Well I tried another one.

Ok this one, as psychotic and bizarre as it was was actually a really pleasant read surprisingly.

I don’t know if I am just warming up to this series or if it is a fluke.

I really enjoyed how the wizard of oz had a very different take in this book. Still just as murder-y as the others but it actually fit the plot quite well. Less of a strain on the brain to jump into the world.

I admit I still struggle with these books, they are hard for me to get along with, and there is no way they will have an obvious spot on my bookshelf because… mum life.

Let’s start again

Hi to those of you new here and those of you wanting to know who I am?

I started writing at 19 instead of getting the therapy I really needed and I found myself falling in love with it. I never expected I would become a writer it’s not something planned or I anticipated. I wish I could say I would always have wanted to be a writer. Honestly, my delusional self wanted to do musical theatre because I loved the story telling. I lost the confidence I needed.

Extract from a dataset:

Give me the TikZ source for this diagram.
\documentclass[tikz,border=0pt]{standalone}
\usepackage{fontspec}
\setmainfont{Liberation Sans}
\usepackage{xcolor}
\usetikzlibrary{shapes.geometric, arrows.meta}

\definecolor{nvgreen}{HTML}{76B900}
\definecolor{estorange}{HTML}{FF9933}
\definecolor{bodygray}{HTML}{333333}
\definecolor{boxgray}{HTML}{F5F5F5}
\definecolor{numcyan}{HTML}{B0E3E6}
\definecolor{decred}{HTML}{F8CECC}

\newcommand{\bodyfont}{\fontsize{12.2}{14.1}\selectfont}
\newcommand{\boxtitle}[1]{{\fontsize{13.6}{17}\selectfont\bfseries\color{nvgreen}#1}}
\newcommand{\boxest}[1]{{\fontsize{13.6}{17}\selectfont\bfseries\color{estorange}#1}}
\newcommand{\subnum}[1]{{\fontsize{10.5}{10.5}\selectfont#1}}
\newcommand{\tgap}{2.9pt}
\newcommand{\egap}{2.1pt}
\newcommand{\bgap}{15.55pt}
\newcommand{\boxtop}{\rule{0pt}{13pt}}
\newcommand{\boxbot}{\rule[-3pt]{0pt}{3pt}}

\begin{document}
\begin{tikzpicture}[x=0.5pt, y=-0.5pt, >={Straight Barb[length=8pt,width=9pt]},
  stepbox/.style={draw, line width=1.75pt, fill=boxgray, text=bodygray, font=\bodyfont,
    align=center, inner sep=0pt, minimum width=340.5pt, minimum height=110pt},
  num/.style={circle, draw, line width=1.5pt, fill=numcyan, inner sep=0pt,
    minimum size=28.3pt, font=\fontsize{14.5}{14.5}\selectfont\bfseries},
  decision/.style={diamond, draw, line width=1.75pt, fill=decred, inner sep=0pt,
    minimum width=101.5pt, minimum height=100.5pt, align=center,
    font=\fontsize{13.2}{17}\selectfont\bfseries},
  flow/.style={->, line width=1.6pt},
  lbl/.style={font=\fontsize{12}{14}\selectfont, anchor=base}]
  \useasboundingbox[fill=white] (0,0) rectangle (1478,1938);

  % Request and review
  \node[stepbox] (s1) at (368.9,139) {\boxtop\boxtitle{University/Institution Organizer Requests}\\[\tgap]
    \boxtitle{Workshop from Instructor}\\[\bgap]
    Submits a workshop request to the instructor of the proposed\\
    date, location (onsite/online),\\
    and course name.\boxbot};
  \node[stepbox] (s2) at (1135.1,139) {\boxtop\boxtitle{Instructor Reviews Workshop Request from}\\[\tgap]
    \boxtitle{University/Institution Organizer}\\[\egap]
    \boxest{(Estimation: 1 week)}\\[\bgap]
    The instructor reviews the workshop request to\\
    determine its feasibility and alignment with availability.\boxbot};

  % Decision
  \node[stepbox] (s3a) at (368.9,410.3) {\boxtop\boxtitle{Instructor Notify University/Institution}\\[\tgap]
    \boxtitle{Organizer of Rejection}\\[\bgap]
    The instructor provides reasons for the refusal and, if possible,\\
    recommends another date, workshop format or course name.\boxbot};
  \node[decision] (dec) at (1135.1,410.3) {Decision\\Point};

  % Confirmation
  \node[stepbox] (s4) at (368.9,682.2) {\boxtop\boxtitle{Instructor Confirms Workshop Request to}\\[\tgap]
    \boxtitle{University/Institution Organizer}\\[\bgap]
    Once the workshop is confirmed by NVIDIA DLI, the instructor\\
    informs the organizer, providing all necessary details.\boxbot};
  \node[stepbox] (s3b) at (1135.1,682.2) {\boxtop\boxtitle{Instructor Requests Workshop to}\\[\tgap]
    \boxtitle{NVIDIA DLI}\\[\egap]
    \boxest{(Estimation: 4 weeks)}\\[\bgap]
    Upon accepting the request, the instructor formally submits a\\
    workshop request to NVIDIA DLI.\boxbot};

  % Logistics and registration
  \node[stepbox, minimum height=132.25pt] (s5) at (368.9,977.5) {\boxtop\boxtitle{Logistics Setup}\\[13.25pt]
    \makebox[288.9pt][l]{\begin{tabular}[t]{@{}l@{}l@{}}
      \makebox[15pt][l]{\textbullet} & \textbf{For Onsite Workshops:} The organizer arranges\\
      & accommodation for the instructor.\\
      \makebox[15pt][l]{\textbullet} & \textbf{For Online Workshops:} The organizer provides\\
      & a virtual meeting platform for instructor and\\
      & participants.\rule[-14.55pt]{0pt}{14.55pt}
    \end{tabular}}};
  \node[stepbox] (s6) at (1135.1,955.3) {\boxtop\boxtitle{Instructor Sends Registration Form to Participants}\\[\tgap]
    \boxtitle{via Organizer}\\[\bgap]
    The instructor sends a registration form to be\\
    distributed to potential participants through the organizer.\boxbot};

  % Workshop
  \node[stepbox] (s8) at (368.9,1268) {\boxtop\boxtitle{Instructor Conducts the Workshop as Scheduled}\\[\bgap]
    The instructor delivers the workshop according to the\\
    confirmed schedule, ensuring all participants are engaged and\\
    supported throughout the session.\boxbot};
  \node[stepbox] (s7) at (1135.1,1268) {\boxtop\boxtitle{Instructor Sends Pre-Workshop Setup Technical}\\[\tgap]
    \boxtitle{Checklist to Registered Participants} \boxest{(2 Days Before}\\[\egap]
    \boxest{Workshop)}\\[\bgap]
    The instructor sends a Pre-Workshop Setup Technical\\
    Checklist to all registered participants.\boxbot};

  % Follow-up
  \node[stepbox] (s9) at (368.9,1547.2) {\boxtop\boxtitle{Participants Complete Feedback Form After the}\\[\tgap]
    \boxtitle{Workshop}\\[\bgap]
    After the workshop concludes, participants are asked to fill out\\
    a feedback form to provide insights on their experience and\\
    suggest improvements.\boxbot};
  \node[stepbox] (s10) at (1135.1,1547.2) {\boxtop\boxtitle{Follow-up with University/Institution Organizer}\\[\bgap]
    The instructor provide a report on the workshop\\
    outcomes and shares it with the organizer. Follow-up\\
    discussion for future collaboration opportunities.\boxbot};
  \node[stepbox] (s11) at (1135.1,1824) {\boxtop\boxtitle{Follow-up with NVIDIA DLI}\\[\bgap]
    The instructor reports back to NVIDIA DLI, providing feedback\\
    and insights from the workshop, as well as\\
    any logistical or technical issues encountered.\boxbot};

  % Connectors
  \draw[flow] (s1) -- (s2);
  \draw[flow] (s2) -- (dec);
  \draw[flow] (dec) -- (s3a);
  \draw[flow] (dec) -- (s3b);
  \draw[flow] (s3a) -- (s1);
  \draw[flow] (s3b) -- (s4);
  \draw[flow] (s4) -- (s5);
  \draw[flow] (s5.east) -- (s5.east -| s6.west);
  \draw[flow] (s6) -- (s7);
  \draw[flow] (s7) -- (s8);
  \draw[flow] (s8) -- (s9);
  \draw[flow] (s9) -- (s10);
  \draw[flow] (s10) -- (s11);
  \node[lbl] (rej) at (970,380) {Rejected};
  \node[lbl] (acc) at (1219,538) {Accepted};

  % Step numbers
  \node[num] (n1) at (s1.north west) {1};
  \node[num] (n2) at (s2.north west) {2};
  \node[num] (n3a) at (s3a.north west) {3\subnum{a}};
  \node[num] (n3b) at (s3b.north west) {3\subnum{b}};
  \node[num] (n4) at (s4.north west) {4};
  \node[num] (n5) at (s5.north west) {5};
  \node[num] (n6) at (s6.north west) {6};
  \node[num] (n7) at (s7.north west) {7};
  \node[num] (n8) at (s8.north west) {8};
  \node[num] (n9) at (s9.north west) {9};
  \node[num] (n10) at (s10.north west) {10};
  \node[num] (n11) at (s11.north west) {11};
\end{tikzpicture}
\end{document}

See at 19 I thought writing instead of therapy would help me with what I was struggling with. It turns out truth is stranger than fiction because if I were to write what’s happened in my life without censoring anything? I feel like no one would believe it. There are times I wish I hadn’t lived some of it. But it’s made me who I am. Flaws and all.

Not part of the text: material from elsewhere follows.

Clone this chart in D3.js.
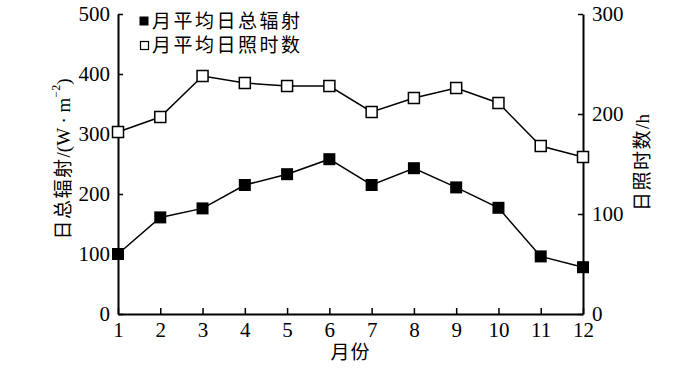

So write it right. Write what you know. In some ways I have. Small glimpses here and there.

That very first story I titled Breathing Smog. It’s not my best work. But it never would be.

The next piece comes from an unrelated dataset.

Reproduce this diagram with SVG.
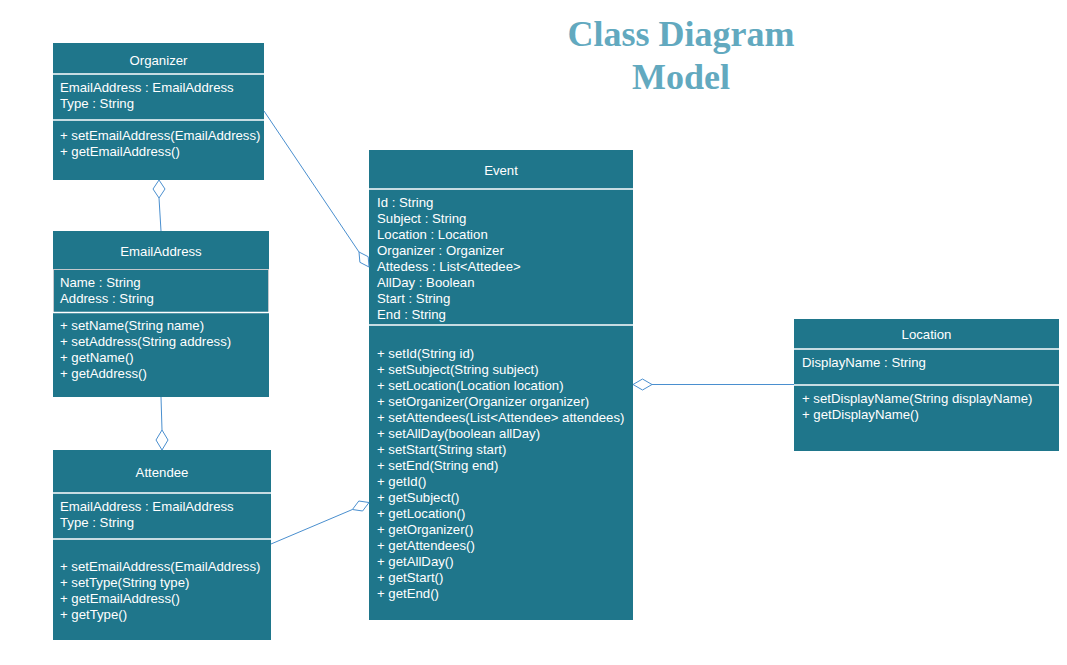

But through that I discovered that I loved writing, I hate editing, but love writing. I spent my childhood either in a book or daydreaming about other worlds or lives and lived through that.

Now here I am. A thirty something writer who has spent the last 14 years (with a maternity break and pandemic break) writing and plotting and planning.

So here I am getting ready to really start querying agents for the book I’ve edited over and over until I’m now at a point where I am ready to be brave and try to be somewhat traditional in my approach.

It’s the first in a series of what will be 9. I’m going to be starting to stare at the blank pages for book two soon and start pushing forward for that as I query for book one.

I’ll let you know how that goes.

But for now, I’m getting used to the idea of having a little bit of faith in myself.

Never After Series (Twisted)

Twisted… was not as plot “twisty” as I would have hoped.

To be honest I get it, romance has a formula. If I wanted twists I should be looking elsewhere.

The characters at time lacked dimension and personality. The leading lady especially lacking in spine.

Honestly I won’t be re reading this book. That’s ok it was for research purposes but I find little enjoyment in this theme of murderers are sexy, abusive dynamics are the biggest turn off for me. Consider me a product of my own traumas. That’s ok, after all different strokes for different folks.

I left it a while to write the review hoping I would have found some memorable tidbit or something but all I can remember is the burning question of can snakes actually eat whole bodies, do they like them in that context and that it seems a highly inefficient way to stuff skeletons in a closet if you ask me.

Planning, planning, and more planning

So what does all this reading mean for my own writing? I hear absolutely no one asking.

I read the “A Court of Thorns and Roses” series primarily for research, I like some of it, I am frustrated by some of it. There where times where it got a real reaction out of me, shifting in my seat in excitement in battles, “ooo burn” may have slipped out my mouth a few times at some witty come backs. But it has highlighted to me what I really want to do in my own pursuits, what I want to avoid. Mainly a lack of planning.

Yes I have been working on, editing and re-editing the first book in a nine part series. Honestly the planning stage looks like a hot mess involving lever arch files (multiple) and notebooks of easter eggs, connections, maps and sketches across the series. The plot however, the first 3 books I can comfortably say right now are outlined enough I could take a crack at first drafts, books 4 on wards some have more details ready than others, more plans aligned. But all of them do have at least a vague outline of what each book must have as incidents and what’s at stake throughout.

The first book… Where’s that at?

Well, after sending it out to my test readers, getting some good feedback and shuffling a few bits around I am more inclined to say once I am finally happy with how the synopsis and cover letter look I will begin reaching out to literary agents. I am planning out the synopsis with a brief overview of the whole series as well, I don’t want to show up to the table with “hey this is a series but I can’t tell you the major stuff across the books because I haven’t quite worked it out yet”. There is a big part of me that would hate to do that. I know what I want to happen across the books roughly and I am prepared to fight for that. I want to fight for the characters, for their story.

The more I work on and work with these characters the more I am looking at their stories and believing that they deserve better than a half bake attempt. Some of them do have my contempt. But overall, I’ve really gotten to know them and I really want to bring the magic back and change their futures.